The best workflow is: use prediction, then verify by drawing the mechanism. If the reaction center is chiral, evaluate stereochemical consequences. If carbocation pathways are predicted, check for rearrangements. If elimination is likely, compare Zaitsev versus Hofmann outcomes based on base bulk and conformation.

Study Tips to Improve Mechanism Accuracy Fast

  • Build a one-page decision tree and rehearse it daily for one week.
  • Classify reagents into four bins: strong nuc/weak base, strong base/weak nuc, both strong, both weak.
  • Do mixed problem sets where substrate class changes every question.
  • Practice drawing transition states for SN2 and anti-periplanar geometry for E2.
  • Review common leaving groups and rank their quality from poor to excellent.

Frequently Asked Questions

Is this mechanism calculator accurate for every reaction?

It is designed for educational prediction of common SN1, SN2, E1, and E2 competition problems. It is highly useful for coursework practice but not a replacement for full experimental or computational mechanistic analysis.

Can a reaction have more than one mechanism?

Yes. Many secondary-substrate systems show competing pathways. The calculator provides ranked scores so you can identify likely major and minor channels rather than forcing a false single-answer model.

Why does heat often increase elimination?

Elimination products can be entropically favored, and higher temperature can shift reaction competition toward E1 or E2 under appropriate reagent/substrate conditions.

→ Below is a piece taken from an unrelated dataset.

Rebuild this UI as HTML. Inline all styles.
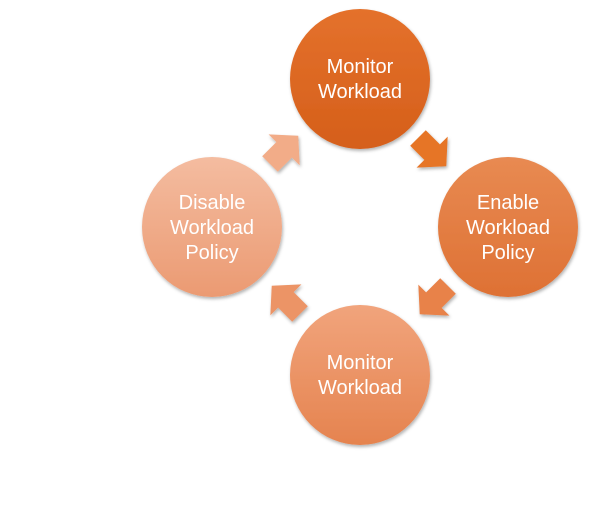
<!DOCTYPE html>
<html><head><meta charset="utf-8"><style>
body{margin:0;background:#fff;width:596px;height:512px;overflow:hidden}
svg{display:block}
text{font-family:"Liberation Sans",sans-serif;font-size:20px;fill:#fff;text-anchor:middle}
</style></head><body>
<svg width="596" height="512">
<defs>
<linearGradient id="g1" x1="0" y1="0" x2="0" y2="1"><stop offset="0" stop-color="#e4712c"/><stop offset="1" stop-color="#d55f1a"/></linearGradient>
<linearGradient id="g2" x1="0" y1="0" x2="0" y2="1"><stop offset="0" stop-color="#e88a52"/><stop offset="1" stop-color="#de7134"/></linearGradient>
<linearGradient id="g3" x1="0" y1="0" x2="0" y2="1"><stop offset="0" stop-color="#f1a47c"/><stop offset="1" stop-color="#e5834f"/></linearGradient>
<linearGradient id="g4" x1="0" y1="0" x2="0" y2="1"><stop offset="0" stop-color="#f4bca0"/><stop offset="1" stop-color="#eb9a72"/></linearGradient>
<filter id="sh"><feDropShadow dx="1" dy="2" stdDeviation="1.5" flood-opacity="0.3"/></filter>
<polygon id="arr" points="-17,-11 3,-11 3,-22 23,0 3,22 3,11 -17,11"/>
</defs>
<g filter="url(#sh)">
<circle cx="360" cy="79" r="70" fill="url(#g1)"/>
<circle cx="508" cy="227" r="70" fill="url(#g2)"/>
<circle cx="360" cy="375" r="70" fill="url(#g3)"/>
<circle cx="212" cy="227" r="70" fill="url(#g4)"/>
<use href="#arr" transform="translate(430,150) rotate(45)" fill="#e67428"/>
<use href="#arr" transform="translate(436,298) rotate(135)" fill="#e8824a"/>
<use href="#arr" transform="translate(288,302) rotate(-135)" fill="#ec9466"/>
<use href="#arr" transform="translate(282,152) rotate(-45)" fill="#f2ac88"/>
</g>
<text x="360" y="73">Monitor<tspan x="360" dy="25">Workload</tspan></text>
<text x="508" y="209">Enable<tspan x="508" dy="25">Workload</tspan><tspan x="508" dy="25">Policy</tspan></text>
<text x="360" y="369">Monitor<tspan x="360" dy="25">Workload</tspan></text>
<text x="212" y="209">Disable<tspan x="212" dy="25">Workload</tspan><tspan x="212" dy="25">Policy</tspan></text>
</svg>
</body></html>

How should I use this before an exam?

Run 20 to 40 quick condition sets, predict manually first, then compare to the calculator. Focus on cases where your prediction differs and identify the variable you underweighted.

Final Takeaway

A strong mechanism intuition in organic chemistry comes from repeated, condition-based reasoning. This organic chemistry mechanism calculator gives you a practical way to train that intuition with immediate feedback. Use it to accelerate your SN1/SN2/E1/E2 decision process, sharpen reaction prediction skills, and improve performance in homework, quizzes, and exams.